New Delhi, July 3: The Central government on Friday filed an application in the Supreme Court seeking the disposal of all the pleas pending for last eight years in relations to the Enrica Lexie case in light of the decision passed by the Permanent Court of Arbitration as per the provisions of the UN Convention on the Law of the Sea (UNCLOS).
The union of India has submitted in its application that it has “decided to accept and abide” by the decision of the arbitration tribunal, based in Hague. The 2 July order held that India is entitled to claim compensation from Italy in the case where two Italian marines had shot dead two Indian fishermen, Livemint reported.

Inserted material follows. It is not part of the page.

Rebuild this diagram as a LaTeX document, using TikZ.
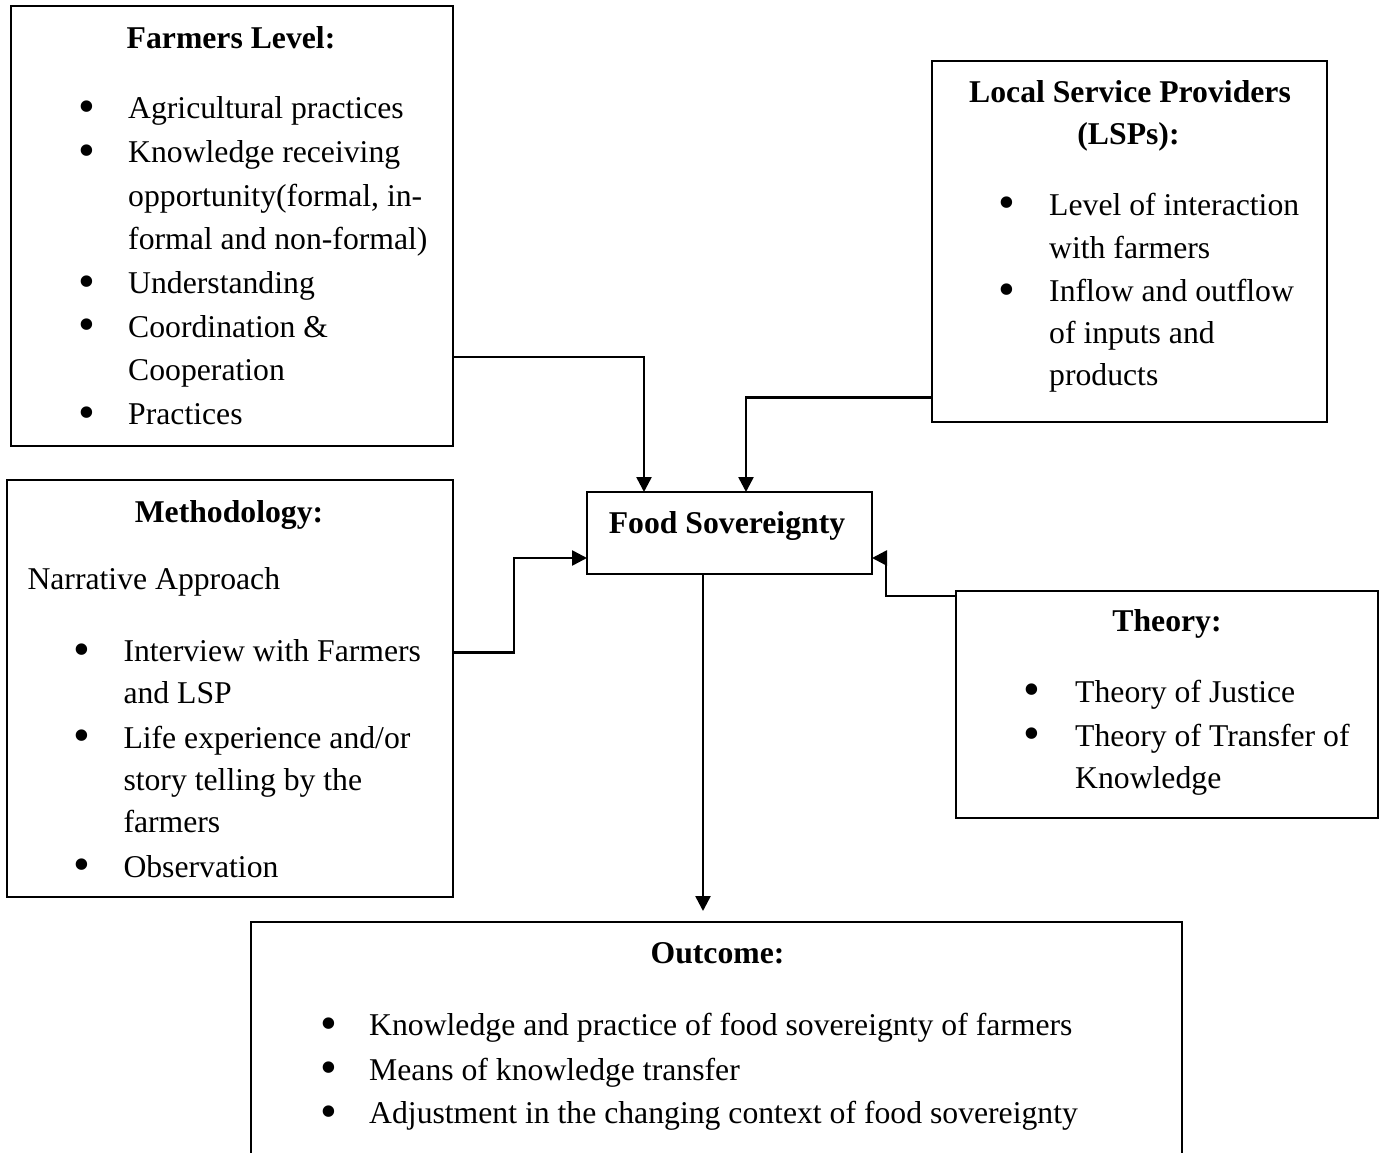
\documentclass[tikz,border=0pt]{standalone}
\usepackage{fontspec}
\setmainfont{Liberation Serif}
\usetikzlibrary{arrows.meta}
\tikzset{
  box/.style={draw, line width=2.2pt, inner sep=0pt, outer sep=0pt, anchor=north west},
  conn/.style={line width=2.6pt, -{Triangle[length=15pt,width=15pt]}},
  txt/.style={anchor=base west, inner sep=0pt, font=\fontsize{31.7pt}{43.5pt}\selectfont},
  ttl/.style={anchor=base, inner sep=0pt, font=\fontsize{31.7pt}{43.5pt}\selectfont\bfseries},
  bul/.style={anchor=center, inner sep=0pt, font=\fontsize{48pt}{48pt}\selectfont}
}
\begin{document}
\begin{tikzpicture}[x=1pt,y=-1pt]
\useasboundingbox (0,0) rectangle (1382,1153);
\clip (0,0) rectangle (1382,1153);

% boxes
\node[box, minimum width=442pt, minimum height=440pt] (farm) at (11,6) {};
\node[box, minimum width=395pt, minimum height=361pt] (lsp) at (932,61) {};
\node[box, minimum width=446pt, minimum height=417pt] (meth) at (7,480) {};
\node[box, minimum width=285pt, minimum height=82pt] (fs) at (587,492) {};
\node[box, minimum width=422pt, minimum height=227pt] (th) at (956,591) {};
\node[box, minimum width=931pt, minimum height=260pt] (out) at (251,922) {};
\coordinate (outtip) at (703,911);

% connectors
\draw[conn] (farm.east) -- ++(0,131) -| ([xshift=-85.5pt]fs.north);
\draw[conn] ([yshift=-61pt]lsp.west) -- ++(0,95) -| ([xshift=16.5pt]fs.north);
\draw[conn] ([yshift=36pt]meth.east) -- ++(61,0) |- ([yshift=-25pt]fs.west);
\draw[conn] ([yshift=108.5pt]th.west) -- ++(-70,0) |- ([yshift=-25pt]fs.east);
\draw[conn] ([xshift=-26.5pt]fs.south) -- (outtip);

\begin{scope}[shift={(0,2)}]
% Food Sovereignty
\node[ttl] (fst) at (727,531.7) {Food Sovereignty};

% Farmers Level
\node[ttl] (ft) at (231,47) {Farmers Level:};
\node[bul] (fb1) at (87,110) {•};
\node[txt] (f1) at (128,117) {Agricultural practices};
\node[bul] (fb2) at (87,153.6) {•};
\node[txt] (f2) at (128,160.6) {Knowledge receiving};
\node[txt] (f3) at (128,204.2) {opportunity(formal, in-};
\node[txt] (f4) at (128,247.8) {formal and non-formal)};
\node[bul] (fb3) at (87,284.4) {•};
\node[txt] (f5) at (128,291.4) {Understanding};
\node[bul] (fb4) at (87,328) {•};
\node[txt] (f6) at (128,335) {Coordination \&};
\node[txt] (f7) at (128,378.6) {Cooperation};
\node[bul] (fb5) at (87,415.2) {•};
\node[txt] (f8) at (128,422.2) {Practices};

% LSPs
\node[ttl] (lt1) at (1130,100.7) {Local Service Providers};
\node[ttl] (lt2) at (1128.5,142.7) {(LSPs):};
\node[bul] (lb1) at (1007,206) {•};
\node[txt] (l1) at (1049,213) {Level of interaction};
\node[txt] (l2) at (1049,256) {with farmers};
\node[bul] (lb2) at (1007,293) {•};
\node[txt] (l3) at (1049,299) {Inflow and outflow};
\node[txt] (l4) at (1049,341.7) {of inputs and};
\node[txt] (l5) at (1049,383.5) {products};

% Methodology
\node[ttl] (mt) at (229,520) {Methodology:};
\node[txt] (m0) at (27.3,587) {Narrative Approach};
\node[bul] (mb1) at (81.7,652.3) {•};
\node[txt] (m1) at (123.3,659.3) {Interview with Farmers};
\node[txt] (m2) at (123.3,701.5) {and LSP};
\node[bul] (mb2) at (81.7,739) {•};
\node[txt] (m3) at (123.3,746) {Life experience and/or};
\node[txt] (m4) at (123.3,788.5) {story telling by the};
\node[txt] (m5) at (123.3,830.5) {farmers};
\node[bul] (mb3) at (81.7,868) {•};
\node[txt] (m6) at (123.3,875) {Observation};

% Theory
\node[ttl] (tt) at (1167,629.3) {Theory:};
\node[bul] (tb1) at (1032,693) {•};
\node[txt] (t1) at (1075,700) {Theory of Justice};
\node[bul] (tb2) at (1032,737) {•};
\node[txt] (t2) at (1075,744) {Theory of Transfer of};
\node[txt] (t3) at (1075,786.7) {Knowledge};

% Outcome
\node[ttl] (ot) at (717.5,961.7) {Outcome:};
\node[bul] (ob1) at (329,1026.3) {•};
\node[txt] (o1) at (369,1033.3) {Knowledge and practice of food sovereignty of farmers};
\node[bul] (ob2) at (329,1071) {•};
\node[txt] (o2) at (369,1078) {Means of knowledge transfer};
\node[bul] (ob3) at (329,1114.7) {•};
\node[txt] (o3) at (369,1121.7) {Adjustment in the changing context of food sovereignty};
\end{scope}
\end{tikzpicture}
\end{document}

However, the Tribunal held that India has no jurisdiction over the men and hence cannot hear the case in India. It ruled that trial of the marines will be held in Italy and Italy should compensate India for damages incurred by the shooting of the two fishermen.
The union government states that in accordance with the provisions of the UNCLOS and the Rules of Procedure agreed by India and Italy, “the award(decision) is final and without appeal and shall be complied with by the parties to the dispute”.

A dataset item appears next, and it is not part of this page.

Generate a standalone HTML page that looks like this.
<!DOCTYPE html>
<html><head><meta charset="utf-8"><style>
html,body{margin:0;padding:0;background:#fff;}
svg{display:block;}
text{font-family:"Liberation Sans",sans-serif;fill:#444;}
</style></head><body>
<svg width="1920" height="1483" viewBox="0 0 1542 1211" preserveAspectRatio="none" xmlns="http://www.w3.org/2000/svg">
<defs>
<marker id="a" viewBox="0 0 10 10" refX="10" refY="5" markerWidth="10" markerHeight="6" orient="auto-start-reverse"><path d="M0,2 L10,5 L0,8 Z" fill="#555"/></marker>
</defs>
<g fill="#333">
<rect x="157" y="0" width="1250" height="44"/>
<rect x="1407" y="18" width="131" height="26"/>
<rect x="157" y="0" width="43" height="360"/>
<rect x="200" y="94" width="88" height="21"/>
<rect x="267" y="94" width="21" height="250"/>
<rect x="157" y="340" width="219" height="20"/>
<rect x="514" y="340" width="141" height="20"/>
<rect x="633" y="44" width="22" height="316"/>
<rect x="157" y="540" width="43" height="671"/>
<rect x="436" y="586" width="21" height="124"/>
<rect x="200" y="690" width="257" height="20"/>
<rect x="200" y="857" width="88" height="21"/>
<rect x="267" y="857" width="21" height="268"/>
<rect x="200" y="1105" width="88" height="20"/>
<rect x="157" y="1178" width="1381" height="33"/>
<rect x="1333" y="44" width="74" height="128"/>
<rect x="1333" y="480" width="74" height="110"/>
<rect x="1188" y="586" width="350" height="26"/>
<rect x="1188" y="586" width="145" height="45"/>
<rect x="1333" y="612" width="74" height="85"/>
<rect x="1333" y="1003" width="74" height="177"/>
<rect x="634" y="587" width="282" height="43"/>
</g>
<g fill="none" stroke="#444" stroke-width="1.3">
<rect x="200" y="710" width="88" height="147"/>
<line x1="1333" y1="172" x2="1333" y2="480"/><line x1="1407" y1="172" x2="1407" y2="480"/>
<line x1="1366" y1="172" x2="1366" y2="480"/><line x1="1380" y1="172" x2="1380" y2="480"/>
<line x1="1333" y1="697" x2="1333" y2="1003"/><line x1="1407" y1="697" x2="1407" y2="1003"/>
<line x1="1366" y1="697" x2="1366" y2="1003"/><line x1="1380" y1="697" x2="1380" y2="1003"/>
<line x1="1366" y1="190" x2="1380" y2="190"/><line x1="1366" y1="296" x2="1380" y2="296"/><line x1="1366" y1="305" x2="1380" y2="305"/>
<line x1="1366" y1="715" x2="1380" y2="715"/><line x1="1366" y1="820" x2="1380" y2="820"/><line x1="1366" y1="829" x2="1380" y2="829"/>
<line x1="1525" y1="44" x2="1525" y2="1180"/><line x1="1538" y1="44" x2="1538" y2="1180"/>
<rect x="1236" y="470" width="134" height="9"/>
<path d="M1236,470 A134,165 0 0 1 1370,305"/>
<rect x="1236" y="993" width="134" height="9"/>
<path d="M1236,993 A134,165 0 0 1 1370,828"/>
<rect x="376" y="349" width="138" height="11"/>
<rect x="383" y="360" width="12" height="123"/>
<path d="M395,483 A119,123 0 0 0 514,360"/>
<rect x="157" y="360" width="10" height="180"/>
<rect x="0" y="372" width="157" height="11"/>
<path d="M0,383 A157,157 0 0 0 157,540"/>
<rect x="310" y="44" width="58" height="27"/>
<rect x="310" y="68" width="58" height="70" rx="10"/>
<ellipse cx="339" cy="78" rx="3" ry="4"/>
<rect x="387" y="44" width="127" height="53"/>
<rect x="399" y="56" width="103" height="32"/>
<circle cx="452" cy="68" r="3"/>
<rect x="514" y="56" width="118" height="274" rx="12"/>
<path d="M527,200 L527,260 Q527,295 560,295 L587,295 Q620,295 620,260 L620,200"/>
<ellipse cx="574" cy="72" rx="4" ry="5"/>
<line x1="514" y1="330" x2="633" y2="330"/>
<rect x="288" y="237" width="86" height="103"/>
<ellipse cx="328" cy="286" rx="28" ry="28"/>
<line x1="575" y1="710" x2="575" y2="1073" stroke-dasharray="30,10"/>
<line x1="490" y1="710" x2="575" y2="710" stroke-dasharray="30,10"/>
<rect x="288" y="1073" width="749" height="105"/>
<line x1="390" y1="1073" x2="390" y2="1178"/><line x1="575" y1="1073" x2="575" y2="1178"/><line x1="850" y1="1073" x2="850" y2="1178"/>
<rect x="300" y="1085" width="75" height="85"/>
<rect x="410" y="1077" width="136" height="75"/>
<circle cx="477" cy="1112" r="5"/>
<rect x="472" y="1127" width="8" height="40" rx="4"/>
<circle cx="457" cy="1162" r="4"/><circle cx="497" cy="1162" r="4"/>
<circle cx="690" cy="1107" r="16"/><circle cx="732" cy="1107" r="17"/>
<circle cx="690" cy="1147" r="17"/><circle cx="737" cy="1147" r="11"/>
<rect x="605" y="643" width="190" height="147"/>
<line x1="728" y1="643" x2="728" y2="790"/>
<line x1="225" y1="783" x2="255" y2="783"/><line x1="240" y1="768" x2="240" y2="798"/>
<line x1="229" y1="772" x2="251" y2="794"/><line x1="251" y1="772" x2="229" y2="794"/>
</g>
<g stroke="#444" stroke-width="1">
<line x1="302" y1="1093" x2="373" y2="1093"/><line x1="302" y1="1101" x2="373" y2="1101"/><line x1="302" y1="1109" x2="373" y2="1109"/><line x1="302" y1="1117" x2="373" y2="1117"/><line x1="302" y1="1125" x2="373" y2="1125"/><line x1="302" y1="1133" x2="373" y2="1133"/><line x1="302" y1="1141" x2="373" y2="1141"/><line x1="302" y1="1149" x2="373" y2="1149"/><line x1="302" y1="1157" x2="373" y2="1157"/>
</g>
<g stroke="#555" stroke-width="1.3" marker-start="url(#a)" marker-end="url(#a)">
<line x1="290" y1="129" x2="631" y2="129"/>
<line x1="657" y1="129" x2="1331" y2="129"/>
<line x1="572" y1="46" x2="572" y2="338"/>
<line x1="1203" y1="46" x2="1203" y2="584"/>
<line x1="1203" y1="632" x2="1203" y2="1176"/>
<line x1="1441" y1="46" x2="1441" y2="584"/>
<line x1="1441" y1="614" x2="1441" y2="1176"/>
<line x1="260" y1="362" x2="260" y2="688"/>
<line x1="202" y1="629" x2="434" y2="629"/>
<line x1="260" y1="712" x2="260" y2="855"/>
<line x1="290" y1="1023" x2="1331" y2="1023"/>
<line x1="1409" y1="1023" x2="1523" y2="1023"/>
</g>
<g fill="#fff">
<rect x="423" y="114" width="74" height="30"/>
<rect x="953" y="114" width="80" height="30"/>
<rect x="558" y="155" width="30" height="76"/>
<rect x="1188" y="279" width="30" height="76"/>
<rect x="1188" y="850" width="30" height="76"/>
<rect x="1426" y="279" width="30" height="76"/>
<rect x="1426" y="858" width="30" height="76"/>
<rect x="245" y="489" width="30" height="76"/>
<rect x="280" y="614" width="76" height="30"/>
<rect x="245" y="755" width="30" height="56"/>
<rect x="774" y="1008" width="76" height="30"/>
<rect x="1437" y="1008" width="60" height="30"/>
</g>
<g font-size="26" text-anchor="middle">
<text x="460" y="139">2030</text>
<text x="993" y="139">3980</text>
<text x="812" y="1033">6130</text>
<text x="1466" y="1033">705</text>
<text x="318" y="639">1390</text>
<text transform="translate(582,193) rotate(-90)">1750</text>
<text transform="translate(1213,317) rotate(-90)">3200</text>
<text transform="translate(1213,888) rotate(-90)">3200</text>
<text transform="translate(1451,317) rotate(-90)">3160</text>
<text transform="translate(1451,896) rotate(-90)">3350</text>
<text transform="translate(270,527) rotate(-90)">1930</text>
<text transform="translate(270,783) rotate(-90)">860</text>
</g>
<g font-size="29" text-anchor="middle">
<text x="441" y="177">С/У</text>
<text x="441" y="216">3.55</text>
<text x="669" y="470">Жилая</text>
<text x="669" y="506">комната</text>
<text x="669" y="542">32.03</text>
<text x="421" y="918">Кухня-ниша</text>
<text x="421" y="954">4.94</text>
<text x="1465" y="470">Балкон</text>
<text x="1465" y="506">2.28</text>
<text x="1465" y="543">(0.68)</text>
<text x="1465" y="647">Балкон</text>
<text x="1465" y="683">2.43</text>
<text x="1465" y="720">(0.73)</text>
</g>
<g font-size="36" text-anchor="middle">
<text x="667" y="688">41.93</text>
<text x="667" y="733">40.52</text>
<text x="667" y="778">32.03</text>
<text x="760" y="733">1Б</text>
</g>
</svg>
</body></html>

The plea also highlighted the order of the tribunal stating that “India is entitled to payment of compensation in connection with loss of life, physical harm, material damage to property and moral harm suffered by the captain and other crew members of “St. Antony”.
The Tribunal held that the parties are invited to consult with each other with a view to reaching agreement on the amount of compensation due to India.
The 482-page plea with detailed affidavits, narrates the sequence of events related to the case along with the order of International Tribunal on law of the sea (ITLOS) which had suspended the case proceedings in Italy and India, since the matter was to be decided by the arbitration.
The incident took place in 2012. The two marines Massimiliano Latorre and Salvatore Girone onboard the Enrica Lexie, an Italian oil tanker, said that they mistook two Indian fishermen for pirates and shot them in international waters. India on its part said the shooting had taken place in Indian waters and detained the two men. The case soured relations between Rome and New Delhi with New Delhi holding the two marines in custody in India for several years. India had maintained that the marines had flouted India’s sovereign right by moving into Indian waters and killing two Indian fishermen.
In 2012, the Italian side had struck an agreement with the two fishermen’s families for ₹1 crore each as what they described “compensation”. The Supreme Court had expressed shock at some clauses of the agreement saying it amounted to “blood money”. Appearing on behalf of the Italian side, Harish Salve has claimed it was not “blood money” but compensation to allow the two families to rebuild their lives.
There has been a pause in the case in the Supreme Court as Italy took the matter to the Arbitral Tribunal under UNCLOS questioning India’s jurisdiction in the matter.